By Sangmi Cha and Sakura Murakami
SEOUL/TOKYO (Reuters) – South Korea hunkered down for the arrival of Typhoon Haishen on Monday, after the powerful storm battered Japan’s southern islands but appeared to pass through without major damage or casualties.
The storm, carrying top sustained winds of up to 144 kilometres (90 miles) per hour, was headed north toward South Korea’s second largest city of Busan, South Korea’s weather agency said.
High winds have already cut power to almost 5,000 households in the southern tip of the Korean Peninsula, including the resort island of Jeju, which has reported more than 473 mm (19 inches) of rainfall since Saturday.
Officials have evacuated almost 1,000 people, while more than 300 flights across 10 airports, including Jeju International Airport, have been cancelled. Entries to national parks and some national train services have been suspended, the country’s safety ministry added.

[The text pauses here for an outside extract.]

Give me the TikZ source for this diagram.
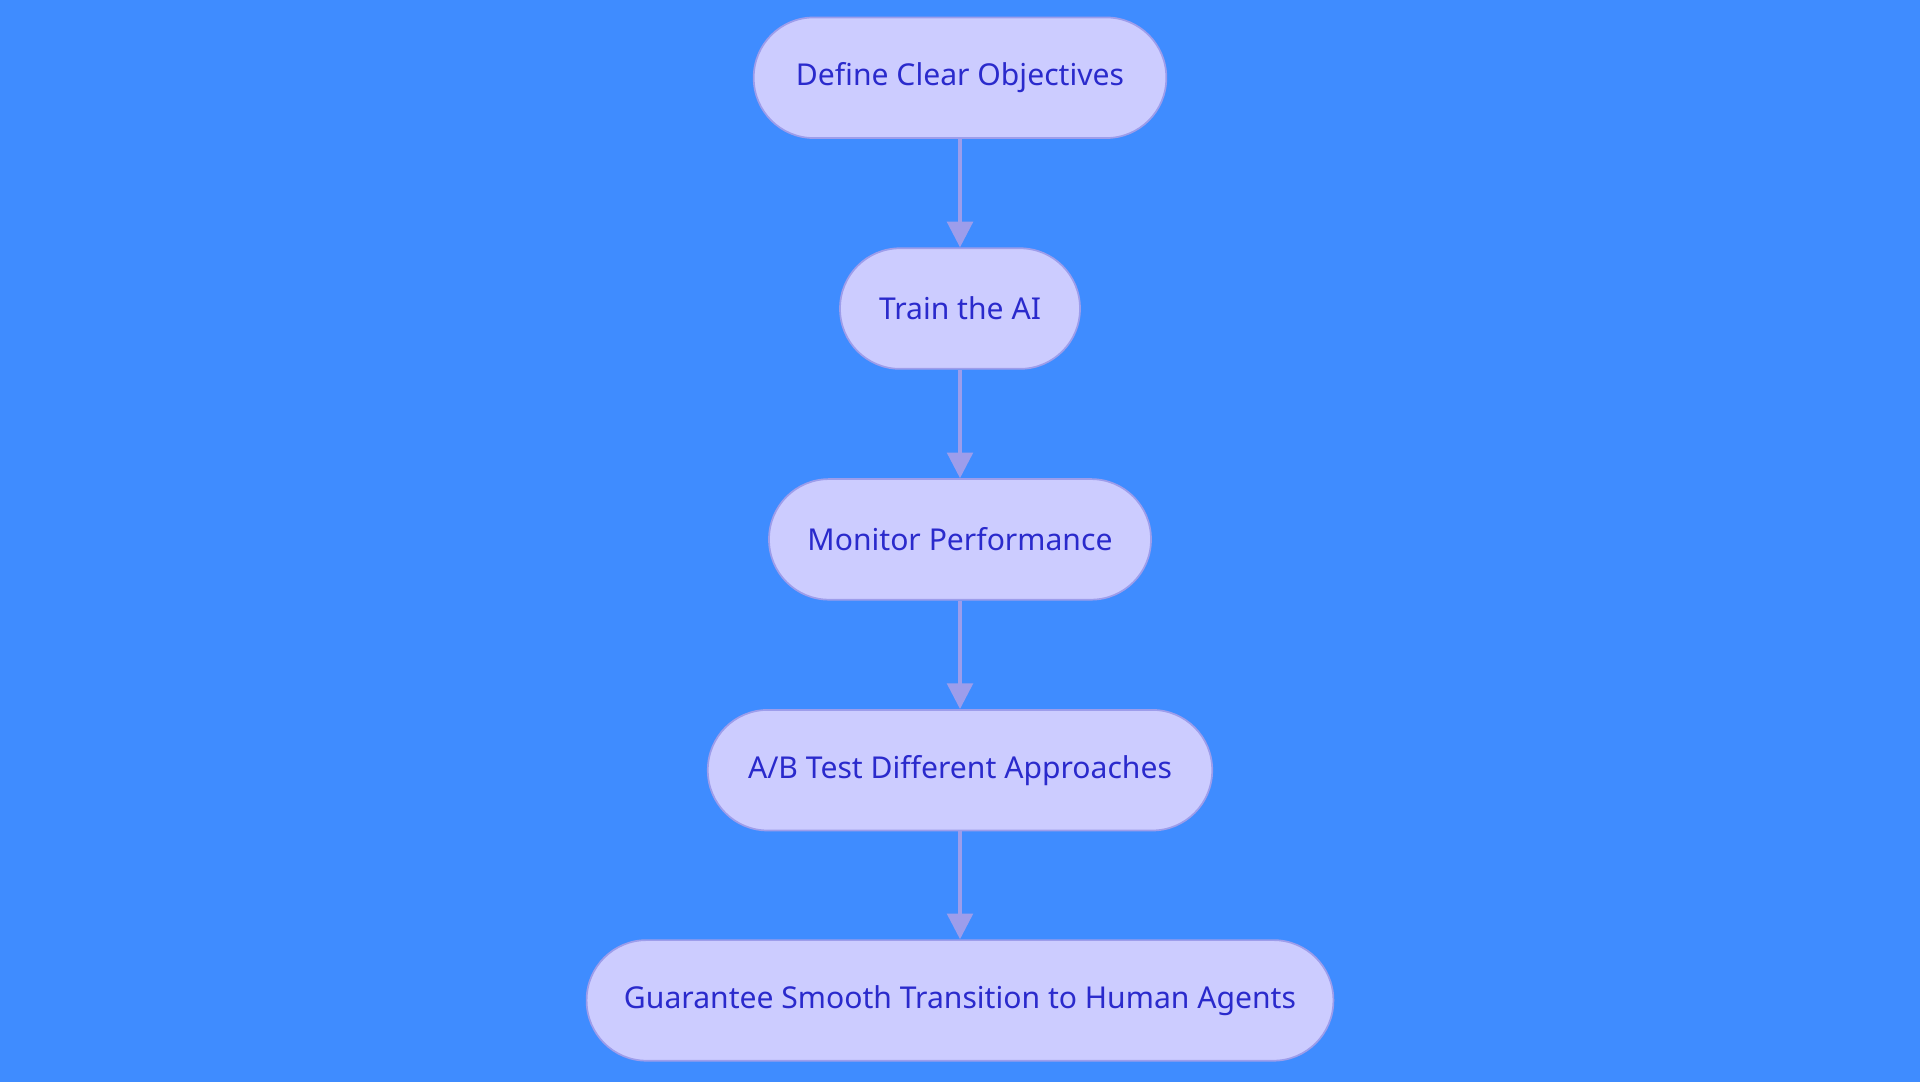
\documentclass[tikz,border=0pt]{standalone}
\usepackage{fontspec}
\setmainfont{Noto Sans}
\usetikzlibrary{positioning,arrows.meta}
\definecolor{bgblue}{HTML}{3F8CFF}
\definecolor{boxfill}{HTML}{CCCCFF}
\definecolor{boxline}{HTML}{9D9DEB}
\definecolor{boxtext}{HTML}{2A2ACC}
\tikzset{
	stage/.style={draw=boxline, fill=boxfill, text=boxtext, line width=0.8pt,
		rounded corners=0.98cm, minimum height=1.97cm, inner sep=0pt,
		font=\fontsize{14}{17}\selectfont},
	link/.style={draw=boxline, line width=1.6pt, -{Triangle[length=0.42cm, width=0.42cm]}}
}
\begin{document}
\begin{tikzpicture}[x=0.02cm,y=-0.02cm]
	\fill[bgblue] (0,0) rectangle (1568,884);
	\useasboundingbox (0,0) rectangle (1568,884);
	\node[stage, minimum width=6.74cm] (objectives) at (784,63.5) {Define Clear Objectives};
	\node[stage, minimum width=3.92cm] (train) at (784,252) {Train the AI};
	\node[stage, minimum width=6.24cm] (monitor) at (784,440.5) {Monitor Performance};
	\node[stage, minimum width=8.24cm] (abtest) at (784,629) {A/B Test Different Approaches};
	\node[stage, minimum width=12.2cm] (handoff) at (784,817) {Guarantee Smooth Transition to Human Agents};
	\draw[link] (objectives) -- (train);
	\draw[link] (train) -- (monitor);
	\draw[link] (monitor) -- (abtest);
	\draw[link] (abtest) -- (handoff);
\end{tikzpicture}
\end{document}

In Japan, around 440,000 homes in the southwestern Kyushu region remained without power on Monday morning after the storm passed through, public broadcaster NHK reported. It added that 32 people were injured, including a woman who fell down a flight of stairs in the dark and four people who sustained cuts after the glass windows of an evacuation centre were blown in.
Almost 2 million people had been ordered to evacuate the region, which was still recovering from heavy rains and flooding in July that killed 83 people.
Typhoon Haishen comes just days after Typhoon Maysak smashed into the Korean peninsula, leaving at least two dead and thousands without power.
Haishen is also expected to draw near North Korea’s port city of Chongjin late Monday.
North Korea’s agriculture sector is particularly vulnerable to severe weather, and this summer’s storms and floods have raised concerns over the country’s tenuous food situation.
North Korean leader Kim Jong Un on Saturday toured coastal areas hit by Maysak, and ordered party members to join the recovery effort.